In a "sequence" of peaks where two or more are climbed together and usually each is accessed by a connecting ridge, the route to a previous peak in the sequence will become the "approach" for the next summit.
G&JR refers either to Gerry and Jennifer Roach and/or their book, "Colorado's Thirteeners" which covers thirteen thousand foot summits from 13,999 to 13,800 ft. in elevation. Gerry Roach, a climber/mountaineer of international status and Jennifer Roach, one of the pioneering women to have climbed all of Colorado's 13ers, have combined their knowledge into this detailed and useful book for 13ers ranked from #54 to #106. Still in print, it is a "must-own" for serious peakbaggers. Includes extensive trailhead, approach and multiple route information.
G&M stands for the book co-authored by Mike Garratt and the now deceased Bob Martin.

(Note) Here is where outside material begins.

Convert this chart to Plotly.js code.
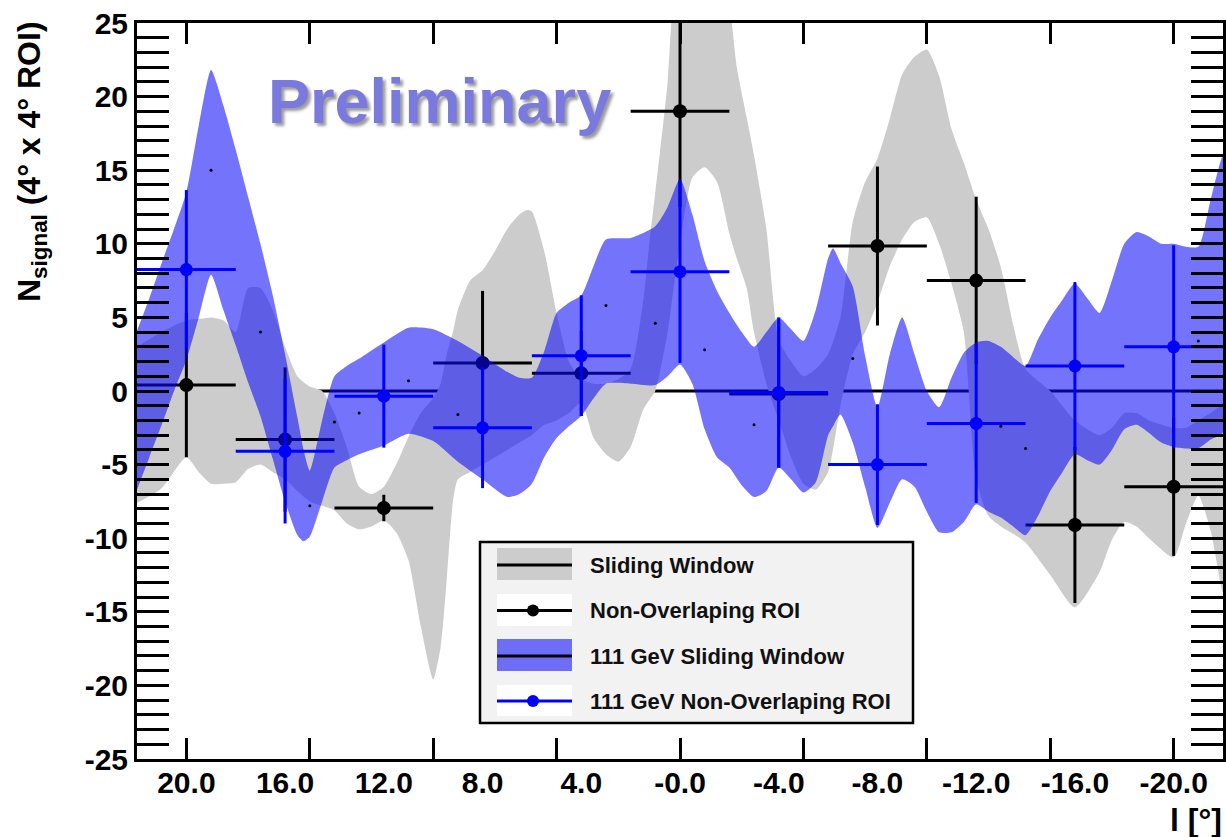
<!DOCTYPE html>
<html><head><meta charset="utf-8">
<script src="https://cdn.plot.ly/plotly-3.0.1.min.js"></script>
<style>html,body{margin:0;padding:0;background:#fff;}#chart{width:1226px;height:837px;}</style>
</head><body><div id="chart"></div>
<script>
// ---------- data ----------
const roiL = [20, 16, 12, 8, 4, 0, -4, -8, -12, -16, -20];
const tickLabels = ['20.0','16.0','12.0','8.0','4.0','-0.0','-4.0','-8.0','-12.0','-16.0','-20.0'];
const majorTickL = [20, 15, 10, 5, 0, -5, -10, -15, -20];
const yTickVals = [25, 20, 15, 10, 5, 0, -5, -10, -15, -20, -25];
const yTickLabels = ['25', '20', '15', '10', '5', '0', '-5', '-10', '-15', '-20', '-25'];
const roiHalfWidth = 2;

const roiVal = [0.4, -3.3, -7.95, 1.9, 1.2, 19.0, -0.2, 9.85, 7.5, -9.1, -6.5];
const roiErr = [4.9, 4.9, 0.9, 4.9, 2.9, 6.5, 5.0, 5.4, 5.7, 5.3, 4.7];

const roi111Val = [8.25, -4.1, -0.35, -2.5, 2.4, 8.1, -0.1, -5.0, -2.2, 1.7, 3.0];
const roi111Err = [5.4, 4.9, 3.5, 4.1, 4.1, 6.2, 5.1, 4.1, 5.4, 5.7, 6.9];

const swL    = [22,21,20,19.5,19,18.5,18,17.5,17,16.5,16,15.5,15,14.5,14,13.5,13,12.5,12,11.5,11,10.5,10,9.7,9.45,9.2,9,8.5,8,7.5,7,6.5,6.2,6,5.5,5,4.5,4,3.5,3,2.5,2,1.5,1.2,1,0.5,0.3,0,-0.5,-1,-1.5,-2,-2.3,-2.7,-3,-3.5,-4,-4.5,-5,-5.5,-6,-6.5,-7,-7.5,-8,-8.5,-9,-9.5,-10,-10.5,-11,-11.5,-12,-12.5,-13,-13.5,-14,-15,-16,-17,-17.5,-18,-18.5,-19,-20,-20.5,-21,-21.5,-22];
const swLow  = [-7.6,-6.6,-4.5,-5.5,-6.3,-6.3,-6.2,-5.3,-5.0,-5.5,-6.0,-6.8,-7.5,-7.8,-8.1,-9.0,-9.4,-9.2,-8.8,-9.6,-11.5,-16.0,-19.6,-17.4,-12.8,-7.5,-6.0,-5.5,-5.0,-4.5,-4.0,-3.5,-3.2,-3.0,-2.3,-2.0,-1.5,-0.8,-3.2,-4.3,-4.8,-3.8,-1.3,-0.5,0.0,4.0,6.5,10.0,14.5,15.2,14.2,10.7,9.0,7.0,4.0,0.5,-2.0,-4.5,-6.3,-6.7,-5.5,-1.0,2.5,4.0,6.0,8.5,10.3,11.5,11.8,10.0,7.3,4.0,-6.0,-8.5,-9.2,-9.7,-10.3,-12.5,-14.7,-12.3,-10.1,-8.9,-9.2,-10.0,-11.3,-9.0,-7.1,-9.5,-13.7];
const swHigh = [3.0,4.0,4.8,4.9,5.0,4.8,4.0,7.0,7.0,5.5,3.0,1.0,0.3,0.0,-1.5,-3.8,-6.5,-7.0,-6.5,-5.0,-3.1,-1.5,-0.5,0.5,2.5,4.0,5.5,7.5,8.2,9.5,11.0,12.0,12.3,12.2,9.5,5.3,2.0,0.8,0.5,0.5,0.8,1.5,6.0,10.7,13.5,21.0,26.0,28.0,28.0,28.0,28.0,26.0,22.0,18.6,16.0,11.0,3.5,2.0,1.0,1.5,2.5,5.0,11.5,14.2,15.8,18.5,21.5,22.7,23.2,21.4,17.8,15.5,13.0,11.0,8.4,4.5,1.5,0.0,-2.0,-3.0,-2.5,-1.5,-1.5,-2.0,-2.5,-2.5,-2.0,-1.5,-1.0];

const sw111L    = [22,21.5,21,20.5,20,19.5,19,18.5,18,17.5,17,16.5,16,15.5,15.25,15,14.5,14,13.5,13,12,11,10,9,8,7,6.5,6,5.5,5,4.5,4,3.5,3,2,1,0.5,0,-0.5,-1,-1.5,-2,-2.5,-3,-3.5,-4,-4.5,-5,-5.5,-6,-6.2,-6.5,-7,-7.5,-8,-8.5,-9,-9.5,-10,-10.5,-11,-11.5,-12,-12.5,-13,-13.5,-14,-14.5,-15,-15.5,-16,-16.5,-17,-17.5,-18,-18.5,-19,-19.5,-20,-20.5,-21,-21.5,-22];
const sw111Low  = [-6.7,-4.5,-2.3,0.0,2.1,5.0,7.9,5.5,3.1,0.6,-1.7,-4.6,-7.5,-9.8,-10.2,-9.9,-7.5,-5.2,-4.7,-4.3,-3.7,-2.9,-3.4,-4.8,-6.0,-7.2,-7.0,-6.3,-4.5,-3.2,-2.4,-1.7,-0.5,0.5,0.5,0.4,1.0,1.8,0.5,-2.6,-4.5,-5.2,-6.4,-7.2,-6.8,-5.2,-6.0,-6.9,-6.2,-3.0,-2.4,-1.6,-3.5,-6.5,-9.3,-7.6,-6.0,-6.5,-8.2,-9.6,-9.6,-8.9,-7.7,-8.2,-8.6,-9.2,-9.8,-8.5,-6.8,-5.5,-4.3,-4.7,-5.0,-4.0,-2.6,-2.3,-2.85,-3.5,-3.8,-3.9,-3.9,-3.3,-2.8];
const sw111High = [4.1,6.3,8.7,11.0,13.5,18.0,21.8,19.4,16.4,13.2,10.0,6.5,2.5,-1.8,-4.0,-5.4,-2.0,1.0,1.7,2.2,3.3,4.3,4.2,3.4,2.4,1.3,0.9,0.9,2.7,5.3,6.0,6.5,8.5,10.3,10.4,11.2,12.5,14.4,12.0,8.8,6.8,5.3,4.0,3.0,4.0,5.0,4.2,3.4,5.5,9.0,9.7,8.7,7.1,2.4,-1.1,2.5,5.0,2.5,0.0,-1.1,0.9,2.6,3.3,3.4,3.0,2.3,1.7,3.5,5.0,6.2,7.3,6.3,5.3,7.5,10.0,10.8,10.5,10.0,10.0,9.8,9.8,13.0,16.0];

const sw111CenterL = [19, 17, 15, 14, 13, 11, 9, 3, 1, -1, -3, -7, -13, -14, -21];
const sw111Center  = [15.0, 4.0, -7.8, -2.1, -1.5, 0.7, -1.6, 5.8, 4.6, 2.8, -2.3, 2.2, -2.4, -3.9, 3.4];

const legendLabels = ['Sliding Window', 'Non-Overlaping ROI', '111 GeV Sliding Window', '111 GeV Non-Overlaping ROI'];

// ---------- styles ----------
const GRAY = '#cccccc';
const BLUE = '#0000ff';
const BLUEFILL = 'rgba(8,8,250,0.57)';
const FONT = 'Liberation Sans, Arial, Helvetica, sans-serif';

function band(xs, lo, hi, color) {
  return {
    x: xs.concat(xs.slice().reverse()),
    y: hi.concat(lo.slice().reverse()),
    type: 'scatter', mode: 'lines', fill: 'toself', fillcolor: color,
    line: {width: 0, shape: 'spline', smoothing: 0.6, color: color},
    hoverinfo: 'skip', showlegend: false
  };
}

const traces = [
  band(swL, swLow, swHigh, GRAY),
  {
    x: roiL, y: roiVal, type: 'scatter', mode: 'markers',
    marker: {color: 'black', size: 14},
    error_y: {type: 'data', array: roiErr, color: 'black', thickness: 3, width: 0},
    error_x: {type: 'constant', value: roiHalfWidth, color: 'black', thickness: 3, width: 0},
    showlegend: false
  },
  band(sw111L, sw111Low, sw111High, BLUEFILL),
  {
    x: roiL, y: roi111Val, type: 'scatter', mode: 'markers',
    marker: {color: BLUE, size: 13},
    error_y: {type: 'data', array: roi111Err, color: BLUE, thickness: 3, width: 0},
    error_x: {type: 'constant', value: roiHalfWidth, color: BLUE, thickness: 3, width: 0},
    showlegend: false
  },
  {
    x: sw111CenterL, y: sw111Center, type: 'scatter', mode: 'markers',
    marker: {color: 'black', size: 3}, showlegend: false
  }
];

// plot frame in pixels: left 137, right 1223, top 23, bottom 759
const PL = 137, PR = 1223, PT = 23, PB = 759;
const px = v => (v - PL) / (PR - PL);
const py = v => (PB - v) / (PB - PT);

const shapes = [
  {type: 'line', xref: 'paper', yref: 'y', x0: 0, x1: 1, y0: 0, y1: 0, layer: 'below', line: {color: 'black', width: 3}},
  // legend box
  {type: 'rect', xref: 'paper', yref: 'paper', x0: px(480), x1: px(913), y0: py(542), y1: py(723), fillcolor: '#f2f2f2', line: {color: 'black', width: 2.5}},
  // entry 1
  {type: 'rect', xref: 'paper', yref: 'paper', x0: px(497), x1: px(572), y0: py(548), y1: py(580), fillcolor: GRAY, line: {width: 0}},
  {type: 'line', xref: 'paper', yref: 'paper', x0: px(497), x1: px(572), y0: py(565), y1: py(565), line: {color: 'black', width: 3}},
  // entry 2
  {type: 'rect', xref: 'paper', yref: 'paper', x0: px(497), x1: px(572), y0: py(594), y1: py(626), fillcolor: 'white', line: {width: 0}},
  {type: 'line', xref: 'paper', yref: 'paper', x0: px(497), x1: px(572), y0: py(610.5), y1: py(610.5), line: {color: 'black', width: 3}},
  {type: 'circle', xref: 'paper', yref: 'paper', x0: px(527), x1: px(539), y0: py(604.5), y1: py(616.5), fillcolor: 'black', line: {width: 0}},
  // entry 3
  {type: 'rect', xref: 'paper', yref: 'paper', x0: px(497), x1: px(572), y0: py(639), y1: py(671), fillcolor: BLUEFILL, line: {width: 0}},
  {type: 'line', xref: 'paper', yref: 'paper', x0: px(497), x1: px(572), y0: py(656), y1: py(656), line: {color: 'black', width: 3}},
  // entry 4
  {type: 'rect', xref: 'paper', yref: 'paper', x0: px(497), x1: px(572), y0: py(685), y1: py(716), fillcolor: 'white', line: {width: 0}},
  {type: 'line', xref: 'paper', yref: 'paper', x0: px(497), x1: px(572), y0: py(701), y1: py(701), line: {color: BLUE, width: 3}},
  {type: 'circle', xref: 'paper', yref: 'paper', x0: px(527), x1: px(539), y0: py(695), y1: py(707), fillcolor: BLUE, line: {width: 0}}
];

const legendY = [565, 610.5, 656, 701];
const annotations = legendLabels.map((t, i) => ({
  text: t, xref: 'paper', yref: 'paper', x: px(588), y: py(legendY[i]),
  xanchor: 'left', yanchor: 'middle', showarrow: false,
  font: {family: FONT, size: 22, weight: 'bold', color: '#111'}
}));

annotations.push({
  text: 'Preliminary', xref: 'paper', yref: 'paper', x: px(266), y: py(101),
  xanchor: 'left', yanchor: 'middle', showarrow: false,
  font: {family: FONT, size: 63, weight: 'bold', color: 'rgb(122,122,222)', shadow: '3px 3px 3px rgba(90,90,90,0.6)'}
});
annotations.push({
  text: 'N<sub>signal</sub> (4° x 4° ROI)', xref: 'paper', yref: 'paper', x: px(31), y: py(162),
  xanchor: 'center', yanchor: 'middle', textangle: -90, showarrow: false,
  font: {family: FONT, size: 32, weight: 'bold', color: 'black'}
});
annotations.push({
  text: 'l [°]', xref: 'paper', yref: 'paper', x: px(1224), y: py(820),
  xanchor: 'right', yanchor: 'middle', showarrow: false,
  font: {family: FONT, size: 32, weight: 'bold', color: 'black'}
});

const tickFont = {family: FONT, size: 30, weight: 'bold', color: 'black'};

const layout = {
  width: 1226, height: 837,
  margin: {l: PL, r: 1226 - PR, t: PT, b: 837 - PB, pad: 0},
  paper_bgcolor: 'white', plot_bgcolor: 'white',
  showlegend: false,
  xaxis: {
    range: [22, -22], tickmode: 'array', tickvals: roiL, ticktext: tickLabels,
    ticks: '', showline: true, linecolor: 'black', linewidth: 3, mirror: true,
    showgrid: false, zeroline: false, tickfont: tickFont, ticklabelstandoff: -5
  },
  xaxis2: {
    overlaying: 'x', anchor: 'y', side: 'bottom', range: [22, -22],
    tickmode: 'array', tickvals: majorTickL, ticks: 'inside', ticklen: 21, tickwidth: 3, tickcolor: 'black',
    showticklabels: false, mirror: 'allticks', showline: false, showgrid: false, zeroline: false
  },
  yaxis: {
    range: [-25, 25], tickmode: 'array', tickvals: yTickVals, ticktext: yTickLabels,
    ticks: 'inside', ticklen: 32, tickwidth: 3, tickcolor: 'black',
    minor: {dtick: 1, ticklen: 17, tickwidth: 3, ticks: 'inside', tickcolor: 'black', showgrid: false},
    showline: true, linecolor: 'black', linewidth: 3, mirror: 'allticks',
    showgrid: false, zeroline: false, tickfont: tickFont
  },
  shapes: shapes,
  annotations: annotations
};

// an invisible trace to activate xaxis2
traces.push({x: [0], y: [0], xaxis: 'x2', yaxis: 'y', mode: 'markers', marker: {opacity: 0}, hoverinfo: 'skip', showlegend: false});

Plotly.newPlot('chart', traces, layout, {staticPlot: true});
</script>
</body></html>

Book name is "Colorado's High Thirteeners," A Climbing and Hiking Guide. The book is out of print but was a "climber's Bible" for several decades, having been first published in 1984? The book covers 13ers ranked from #54 to #200.
GCM refers to a book first authored by Robert M. Ormes, considered one of the "grandfathers" of Colorado mountaineering. Subsequent editions were taken over by the CMC (Colorado Mountain Club).This is another "climber's bible" which covers mostly named summits located in every mountain range of Colorado. The route descriptions and approaches are stated succinctly. It is still in publication and with updates added to the 10th edition, is extremely useful for Colorado peak information.

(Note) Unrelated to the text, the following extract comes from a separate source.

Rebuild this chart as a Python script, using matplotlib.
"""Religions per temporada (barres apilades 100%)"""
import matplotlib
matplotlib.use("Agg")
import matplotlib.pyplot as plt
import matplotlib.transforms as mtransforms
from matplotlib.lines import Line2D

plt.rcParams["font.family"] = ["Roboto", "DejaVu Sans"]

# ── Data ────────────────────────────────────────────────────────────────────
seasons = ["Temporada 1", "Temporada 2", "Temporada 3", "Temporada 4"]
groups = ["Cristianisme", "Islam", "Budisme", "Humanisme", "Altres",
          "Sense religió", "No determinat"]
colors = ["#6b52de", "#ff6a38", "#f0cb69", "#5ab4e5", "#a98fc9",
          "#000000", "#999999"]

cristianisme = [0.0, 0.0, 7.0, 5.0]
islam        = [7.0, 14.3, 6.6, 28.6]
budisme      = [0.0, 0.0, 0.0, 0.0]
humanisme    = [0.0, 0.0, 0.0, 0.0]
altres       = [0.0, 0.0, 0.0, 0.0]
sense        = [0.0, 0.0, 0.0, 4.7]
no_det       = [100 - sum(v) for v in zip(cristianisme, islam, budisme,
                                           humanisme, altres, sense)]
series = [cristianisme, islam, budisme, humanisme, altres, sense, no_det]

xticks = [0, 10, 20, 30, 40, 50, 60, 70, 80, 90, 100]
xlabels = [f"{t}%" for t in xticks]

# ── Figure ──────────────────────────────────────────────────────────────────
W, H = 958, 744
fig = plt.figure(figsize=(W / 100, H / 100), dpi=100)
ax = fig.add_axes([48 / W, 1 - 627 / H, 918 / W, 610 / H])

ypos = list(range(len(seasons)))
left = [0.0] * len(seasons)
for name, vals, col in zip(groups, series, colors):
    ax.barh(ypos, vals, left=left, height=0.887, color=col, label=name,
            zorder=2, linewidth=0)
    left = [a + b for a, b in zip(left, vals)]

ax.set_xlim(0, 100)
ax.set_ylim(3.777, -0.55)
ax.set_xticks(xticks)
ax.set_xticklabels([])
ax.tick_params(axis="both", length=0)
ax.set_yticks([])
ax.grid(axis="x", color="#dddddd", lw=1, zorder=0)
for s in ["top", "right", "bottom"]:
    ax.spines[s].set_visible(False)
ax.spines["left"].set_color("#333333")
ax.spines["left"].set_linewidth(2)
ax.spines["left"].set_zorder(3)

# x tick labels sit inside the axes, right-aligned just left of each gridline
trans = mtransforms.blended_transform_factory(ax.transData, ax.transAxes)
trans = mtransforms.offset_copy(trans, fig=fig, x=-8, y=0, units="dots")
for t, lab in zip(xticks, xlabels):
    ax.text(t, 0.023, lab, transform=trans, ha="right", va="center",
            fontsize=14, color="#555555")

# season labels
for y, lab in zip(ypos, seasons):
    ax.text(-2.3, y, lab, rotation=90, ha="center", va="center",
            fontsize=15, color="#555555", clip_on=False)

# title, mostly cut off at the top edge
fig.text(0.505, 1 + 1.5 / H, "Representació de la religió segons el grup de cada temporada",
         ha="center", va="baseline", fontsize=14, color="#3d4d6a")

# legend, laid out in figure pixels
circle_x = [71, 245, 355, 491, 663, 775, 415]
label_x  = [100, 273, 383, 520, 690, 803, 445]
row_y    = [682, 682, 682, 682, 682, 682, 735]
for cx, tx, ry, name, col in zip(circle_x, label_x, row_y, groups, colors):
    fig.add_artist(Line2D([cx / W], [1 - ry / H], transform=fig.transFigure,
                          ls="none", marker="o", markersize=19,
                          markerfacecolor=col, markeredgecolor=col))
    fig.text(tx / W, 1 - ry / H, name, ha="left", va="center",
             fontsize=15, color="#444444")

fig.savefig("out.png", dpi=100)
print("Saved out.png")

LoJ stands for www.listsofjohn.com, a website belonging to John Kirk that exists primarily for climbers to register their ascents. This site lists summits not only for Colorado, but numerous other states, allows registrants to build custom lists, post trip reports and view the ascents of other climbers. Highly recommended for recording your personal climbs.
RT = round trip. Approach mileages are usually presented as round trip. In a sequence of peaks, the RT mileage for the first summit will be to that summit alone and back to the trailhead or end of approach. For all other summits in the sequence, the RT mileage will assume completion of the circuit. Starting and ending point will be the same.
As we use this term in this site a "sequence" of peaks is when two or more summits are climbed together, usually by connecting ridges or common terrain that allows easy access to each summit in the sequence. When this happens the "round-trip" route mileage will be displayed as the same for each summit in the sequence and the "one-way" mileage and elevation gain will be measured from each previous summit. There are a large number of sequenced peaks on this site. They do not have to be climbed as we did. Our sequenced routes are only a suggestion, but you have the assurance they were climbed as we have outlined.
SJM stands for a book by Robert F. Rosebrough titiled, "The San Juan Mountains, A Climbing and Hiking Guide." No longer in print, the book has been and continues to be a useful guide to important summits located in the San Juan Range, providing both trailhead, approach and route details.
TH stands for trailhead. A trailhead is usually where vehicle access ends and foot access begins. In some cases, it may indicate the end of access for all but 4WD vehicles, which may be able to continue for additional distance reducing foot travel.